We have multiple levels of caches (of different sizes), and have a different loop that does the swap outs for each, meaning different levels keep different arrays.
Solving to do this optimally probably won’t often produce square tiles.

This is a simplified view. There are some complications, as well as some tricks that can improve the situation.

EDIT:
I personally found these two articles very helpful:

https://dl.acm.org/doi/pdf/10.1145/3445814.3446759

Right, there’s a proof by Hong and Kung (1981) that the optimal number of cache misses (for an ideal cache of size Z) is \Theta(m^3/\sqrt{Z}) (for the cubic-complexity multiplication algorithm). But the reason why you can save such a large factor \sqrt{Z} is because there is so much work per data. Indeed, you can obtain this complexity from blocking by showing that each block can do \Theta(Z^{3/2}) work for Z data. And this factor of \sqrt{Z} is usually big enough to hide the memory latency. .

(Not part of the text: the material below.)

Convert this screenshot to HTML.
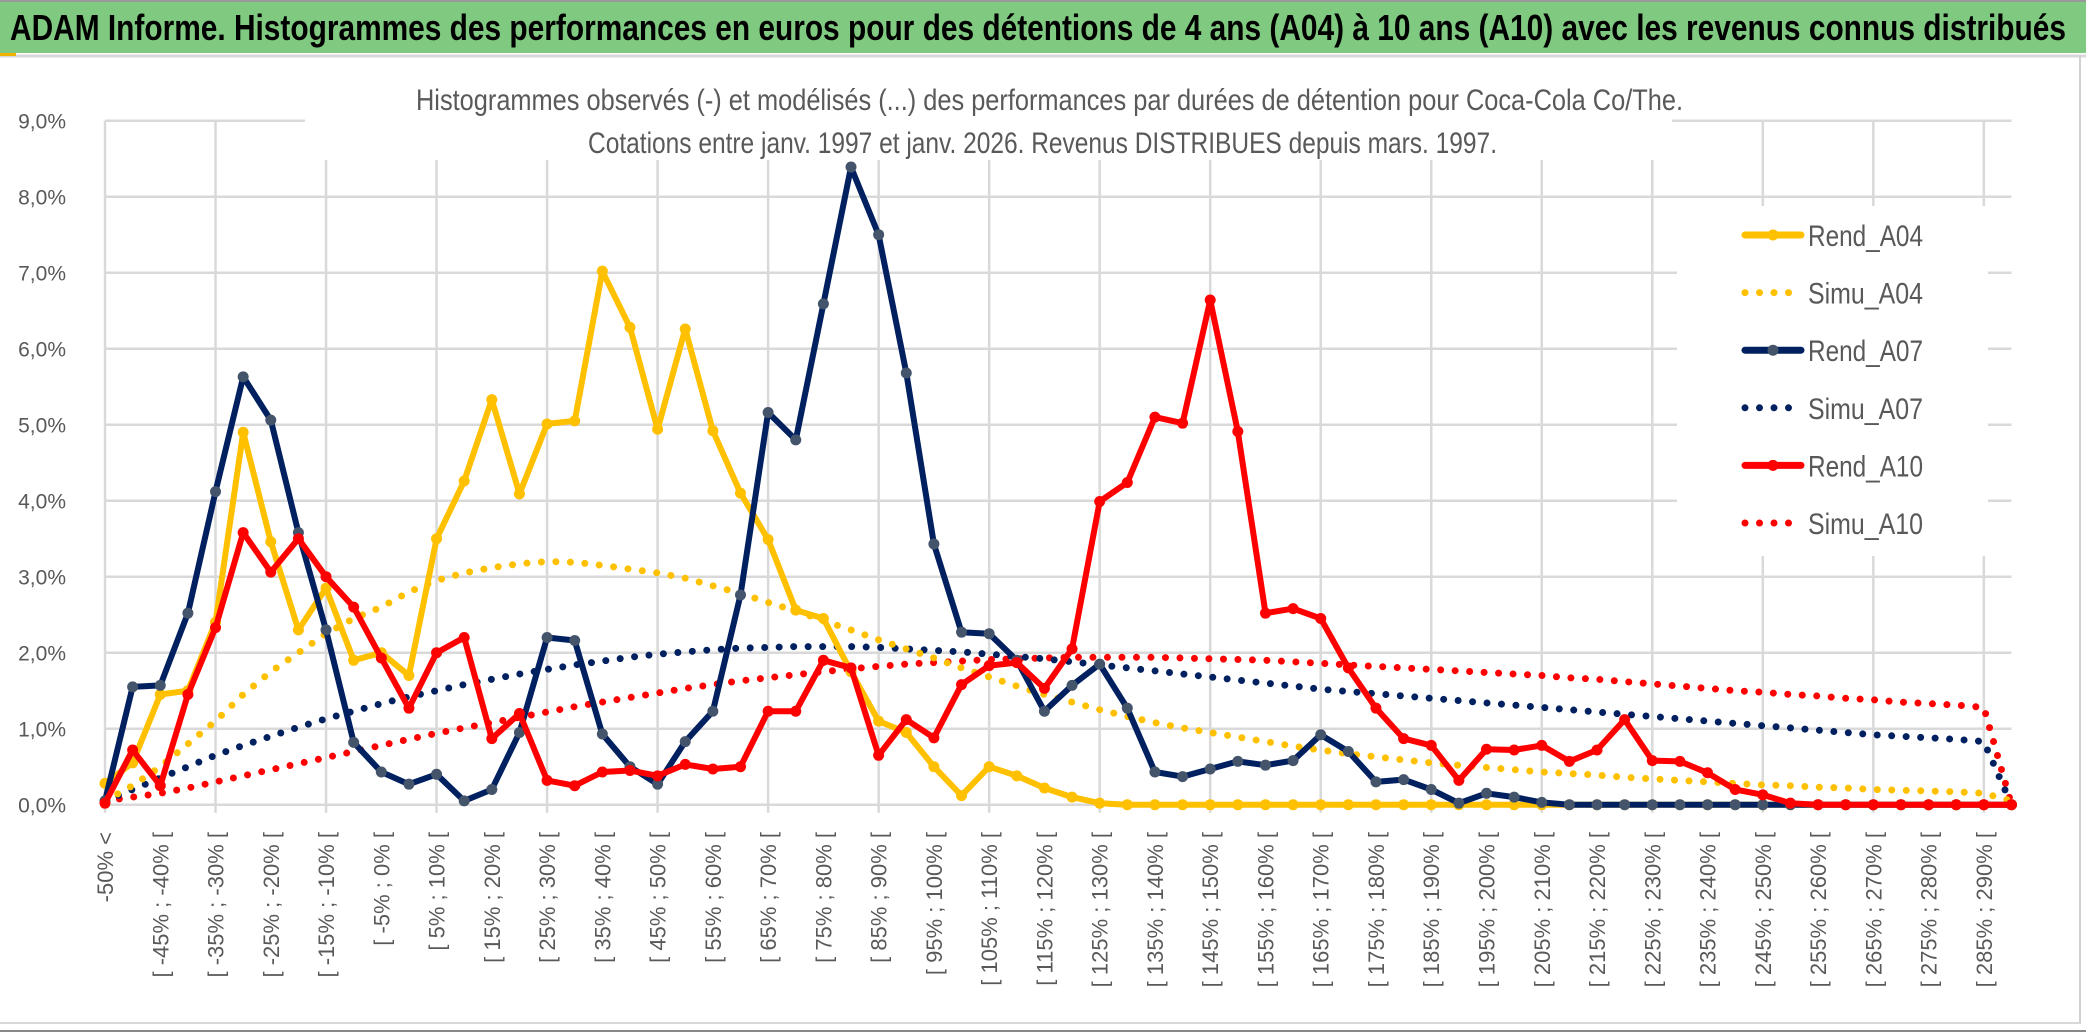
<!DOCTYPE html>
<html><head><meta charset="utf-8"><style>
html,body{margin:0;padding:0;background:#fff;}
svg{display:block;font-family:"Liberation Sans",sans-serif;}
</style></head><body>
<svg id="chart" width="2086" height="1033" viewBox="0 0 2086 1033" xmlns="http://www.w3.org/2000/svg">
<rect x="0" y="0" width="2086" height="1033" fill="#fff"/>
<rect x="0" y="2" width="2086" height="51" fill="#80c980"/>
<line x1="0" y1="1" x2="2086" y2="1" stroke="#999" stroke-width="2"/>
<line x1="0" y1="56" x2="2086" y2="56" stroke="#d8d8d8" stroke-width="3"/>
<rect x="0" y="53" width="16" height="3" fill="#f0b400"/>
<line x1="2080" y1="56" x2="2080" y2="1024" stroke="#d0d0d0" stroke-width="2"/>
<line x1="0" y1="1023" x2="2080" y2="1023" stroke="#d8d8d8" stroke-width="2"/>
<line x1="0" y1="1031" x2="2086" y2="1031" stroke="#888" stroke-width="2"/>
<text x="10" y="40" font-size="36" font-weight="bold" fill="#000" textLength="2056" lengthAdjust="spacingAndGlyphs">ADAM Informe. Histogrammes des performances en euros pour des détentions de 4 ans (A04) à 10 ans (A10) avec les revenus connus distribués</text>
<g id="grid"></g>
<rect x="305" y="70" width="1367" height="90" fill="#fff"/>
<text x="416" y="110" font-size="30" fill="#595959" textLength="1267" lengthAdjust="spacingAndGlyphs">Histogrammes observés (-) et modélisés (...) des performances par durées de détention pour Coca-Cola Co/The.</text>
<text x="588" y="153" font-size="30" fill="#595959" textLength="909" lengthAdjust="spacingAndGlyphs">Cotations entre janv. 1997 et janv. 2026. Revenus DISTRIBUES depuis mars. 1997.</text>
<g id="xlabels"></g>
<g id="ylabels"></g>
<g id="series"></g>
<g id="legend"></g>
</svg>
<script>
const categories = (function(){const a=["-50% <"];for(let k=1;k<70;k++){const lo=-50+5*(k-1);a.push("[ "+lo+"% ; "+(lo+5)+"% [");}return a;})();
const yTicks = [0,1,2,3,4,5,6,7,8,9];
const yTickLabels = ["0,0%","1,0%","2,0%","3,0%","4,0%","5,0%","6,0%","7,0%","8,0%","9,0%"];
const rendA04 = [0.28,0.55,1.45,1.5,2.4,4.9,3.46,2.3,2.85,1.9,2.0,1.7,3.5,4.26,5.33,4.09,5.01,5.05,7.02,6.28,4.94,6.26,4.92,4.1,3.49,2.56,2.45,1.75,1.1,0.95,0.5,0.12,0.5,0.38,0.22,0.1,0.02,0,0,0,0,0,0,0,0,0,0,0,0,0,0,0,0,0,0,0,0,0,0,0,0,0,0,0,0,0,0,0,0,0];
const simuA04 = [0.05,0.25,0.5,0.8,1.1,1.45,1.75,2.0,2.25,2.45,2.6,2.8,2.95,3.05,3.12,3.17,3.2,3.19,3.15,3.1,3.05,2.98,2.88,2.78,2.66,2.55,2.42,2.3,2.17,2.05,1.93,1.8,1.68,1.56,1.45,1.35,1.25,1.16,1.08,1.01,0.95,0.89,0.83,0.77,0.72,0.67,0.63,0.59,0.55,0.52,0.49,0.46,0.43,0.41,0.39,0.36,0.34,0.32,0.3,0.28,0.26,0.25,0.23,0.22,0.2,0.19,0.18,0.17,0.15,0.05];
const rendA07 = [0.05,1.55,1.57,2.52,4.12,5.63,5.06,3.58,2.3,0.82,0.43,0.27,0.4,0.05,0.2,0.95,2.2,2.16,0.93,0.5,0.27,0.83,1.23,2.76,5.16,4.8,6.59,8.39,7.5,5.68,3.43,2.27,2.25,1.9,1.23,1.57,1.85,1.27,0.43,0.37,0.47,0.57,0.52,0.58,0.92,0.7,0.3,0.33,0.2,0.02,0.15,0.1,0.03,0,0,0,0,0,0,0,0,0,0,0,0,0,0,0,0,0];
const simuA07 = [0.05,0.2,0.35,0.5,0.65,0.78,0.9,1.02,1.13,1.23,1.33,1.42,1.5,1.58,1.65,1.72,1.78,1.84,1.89,1.94,1.98,2.01,2.04,2.06,2.07,2.08,2.08,2.08,2.07,2.05,2.03,2.01,1.98,1.95,1.92,1.88,1.84,1.8,1.76,1.72,1.68,1.64,1.6,1.56,1.52,1.49,1.46,1.43,1.4,1.37,1.34,1.31,1.28,1.25,1.22,1.19,1.16,1.13,1.1,1.07,1.04,1.01,0.98,0.95,0.92,0.9,0.88,0.86,0.83,0.0];
const rendA10 = [0.02,0.72,0.25,1.45,2.33,3.58,3.06,3.5,3.0,2.6,1.93,1.27,2.0,2.2,0.87,1.2,0.32,0.25,0.43,0.45,0.38,0.53,0.47,0.5,1.23,1.23,1.9,1.8,0.65,1.12,0.88,1.58,1.83,1.87,1.53,2.05,3.99,4.24,5.1,5.02,6.64,4.91,2.52,2.58,2.45,1.8,1.27,0.87,0.78,0.32,0.73,0.72,0.78,0.57,0.72,1.12,0.58,0.57,0.42,0.2,0.13,0.02,0,0,0,0,0,0,0,0];
const simuA10 = [0.05,0.1,0.15,0.22,0.3,0.38,0.46,0.54,0.62,0.7,0.78,0.86,0.94,1.01,1.08,1.15,1.22,1.29,1.35,1.41,1.47,1.53,1.58,1.63,1.67,1.71,1.75,1.79,1.82,1.85,1.87,1.89,1.91,1.92,1.93,1.94,1.94,1.94,1.94,1.93,1.92,1.91,1.9,1.88,1.86,1.84,1.82,1.8,1.78,1.76,1.74,1.72,1.7,1.67,1.65,1.62,1.59,1.56,1.53,1.5,1.48,1.45,1.43,1.4,1.38,1.35,1.33,1.31,1.28,0.0];

const NS="http://www.w3.org/2000/svg";
const X0=105, DX=27.63, Y0=804.7, DY=76;
function xPos(i){return X0+i*DX;}
function yPos(v){return Y0-v*DY;}
function mk(tag,attrs,parent){const e=document.createElementNS(NS,tag);for(const k in attrs)e.setAttribute(k,attrs[k]);parent.appendChild(e);return e;}

const grid=document.getElementById('grid');
const xEnd=xPos(categories.length-1);
yTicks.forEach(function(t){
  const l=mk('line',{x1:X0,x2:xEnd,y1:yPos(t),y2:yPos(t),stroke:'#d9d9d9','stroke-width':2.5},grid);
  
  
});
for(let i=0;i<categories.length;i+=4){
  const l=mk('line',{x1:xPos(i),x2:xPos(i),y1:yPos(9),y2:yPos(0)+8,stroke:'#d9d9d9','stroke-width':2.5},grid);
  
  
}

const yl=document.getElementById('ylabels');
yTicks.forEach(function(t,i){
  const e=mk('text',{x:66,y:yPos(t)+8,'font-size':21,fill:'#595959','text-anchor':'end'},yl);
  e.textContent=yTickLabels[i];
  
  
});

const xl=document.getElementById('xlabels');
for(let i=0;i<categories.length;i+=2){
  const x=xPos(i)+8, y=832;
  const e=mk('text',{x:x,y:y,'font-size':22,fill:'#595959','text-anchor':'end',transform:'rotate(-90 '+x+' '+y+')'},xl);
  e.textContent=categories[i];
  
  
}

const sg=document.getElementById('series');
function pts(arr){return arr.map(function(v,i){return xPos(i).toFixed(1)+','+yPos(v).toFixed(1);}).join(' ');}
function dotted(arr,color,name){
  const p=mk('polyline',{points:pts(arr),fill:'none',stroke:color,'stroke-width':7,'stroke-linecap':'round','stroke-dasharray':'0 14.5'},sg);
  
  
}
function solid(arr,color,mcolor,name){
  const p=mk('polyline',{points:pts(arr),fill:'none',stroke:color,'stroke-width':6,'stroke-linejoin':'round'},sg);
  
  
  arr.forEach(function(v,i){
    const c=mk('circle',{cx:xPos(i),cy:yPos(v),r:5.5,fill:mcolor},sg);
    
    
  });
}
dotted(simuA10,'#ff0000','simu-a10-line');
dotted(simuA07,'#002060','simu-a07-line');
dotted(simuA04,'#ffc000','simu-a04-line');
solid(rendA04,'#ffc000','#ffc000','rend-a04-line');
solid(rendA07,'#002060','#44546a','rend-a07-line');
solid(rendA10,'#ff0000','#ff0000','rend-a10-line');

const lg=document.getElementById('legend');
const bg=mk('rect',{x:1677,y:206,width:311,height:350,fill:'#fff'},lg);


const legNames=['Rend_A04','Simu_A04','Rend_A07','Simu_A07','Rend_A10','Simu_A10'];
const legColors=['#ffc000','#ffc000','#002060','#002060','#ff0000','#ff0000'];
const legMarker=['#ffc000','','#44546a','','#ff0000',''];
legNames.forEach(function(n,i){
  const y=235+i*57.6;
  const g=mk('g',{},lg);
  
  
  if(i%2===0){
    mk('line',{x1:1745,x2:1801,y1:y,y2:y,stroke:legColors[i],'stroke-width':7,'stroke-linecap':'round'},g);
    mk('circle',{cx:1773,cy:y,r:5.5,fill:legMarker[i]},g);
  }else{
    mk('line',{x1:1745,x2:1795,y1:y,y2:y,stroke:legColors[i],'stroke-width':7,'stroke-linecap':'round','stroke-dasharray':'0 14.5'},g);
  }
  const t=mk('text',{x:1808,y:y+11,'font-size':30,fill:'#595959',textLength:115,lengthAdjust:'spacingAndGlyphs'},g);
  t.textContent=n;
});
</script>
</body></html>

https://arxiv.org/pdf/1904.05717 is the best article I’ve seen so far on matrix cache tiling.
They show that square cache tiles are optimal, my oversight earlier was that you can just add extra tiling loops to achieve this.
They develop a new algorithm that does better than Goto’s, which is what OpenBLAS uses:

Note that going from 2 channels of DDR4-3200 to 1 channel of DDR4-800 cut GFLOPS in half, from >200 to around 120 for B3A2C0, or 100 for Goto’s (which is A2C0, by their naming convention).

The 9950X has at least 8x the FLOPS, but at best 2x the memory bandwidth if the i7-7700K.
In terms of memory bandwidth vs FLOPS, the 9950X is thus roughly comparable to the 7700K with 1-channel of DDR4 1600 (or between that and 1200). In those tests, it is starting to fall behind 2-channel DDR4 3200.

The 9950X does, however, have larger caches, so that can mitigate it this – I expect/hope well enough to hit 2 TFLOPS with fp64.
But memory bandwidth is most definitely a serious issue CPUs.

That’s an awesome paper! I now really want the Octavian2 that does automatic packing selection on top of good automatically generated microkernels.